Boris Johnson looks set for a landslide victory over rival Jeremy Hunt in the race to become Britain’s next prime minister

Johnson Set for Crushing Victory Over Hunt, Poll Suggests
File photo on Boris Johnson. (Photographer: Chris Ratcliffe/Bloomberg)

(Bloomberg) -- Boris Johnson looks set for a landslide victory over rival Jeremy Hunt in the race to become Britain’s next prime minister.

According to a YouGov poll published in the Times newspaper, Johnson is backed by 74% of Conservative Party members with Hunt languishing on 26%.

The survey also suggests that the vast majority of the 160,000 grassroots party members who will receive their ballot papers this weekend don’t believe Hunt’s claim that he’s prepared to take Britain out of the European Union without a deal. Only 27% think Hunt would do so, compared with 90% for Johnson.
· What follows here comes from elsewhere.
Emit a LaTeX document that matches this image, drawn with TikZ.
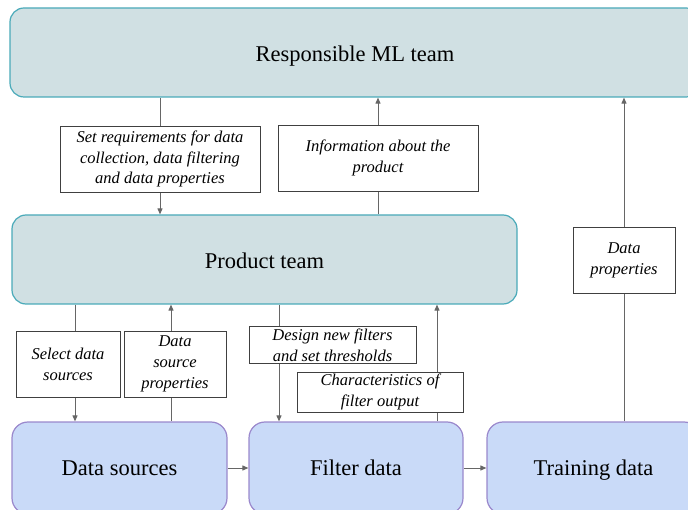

Johnson Set for Crushing Victory Over Hunt, Poll Suggests

In an interview with the Times, Hunt sought to play down perceptions that Johnson’s status as the Brexit referendum’s poster child would influence the outcome of the vote. Preparing for an exit without an agreement with Brussels is key, he said, adding that the best way to deliver Brexit would be do so with an accord.

“The choice on this election isn’t actually between our approach to no-deal, it’s who is the candidate who is most likely to negotiate a deal so that we don’t have those difficult decisions to take,” Hunt said.

In an interview with the Daily Mail, Johnson responded to a question on what he would do if, by the Brexit deadline at the end of October, the EU has refused to reopen the Withdrawal Agreement and Parliament has blocked a no-deal exit, saying it wouldn’t happen “in a month of Sundays.”

Brexit has become an “existential” issue for both main parties so they need to “move on and get it done,” the newspaper quoted him as saying.

In the Daily Mail interview Johnson sought to buttress his law and order credentials with a commitment to ensure that serious sexual or violent offenders serve out their full sentences rather than being released at the halfway point as at present. Restrictions on stop-and-search, put in place by Theresa May when she was Home Secretary, should be dumped, he said.

The new prime minister is expected to be announced -- and then take office -- during the week of July 22.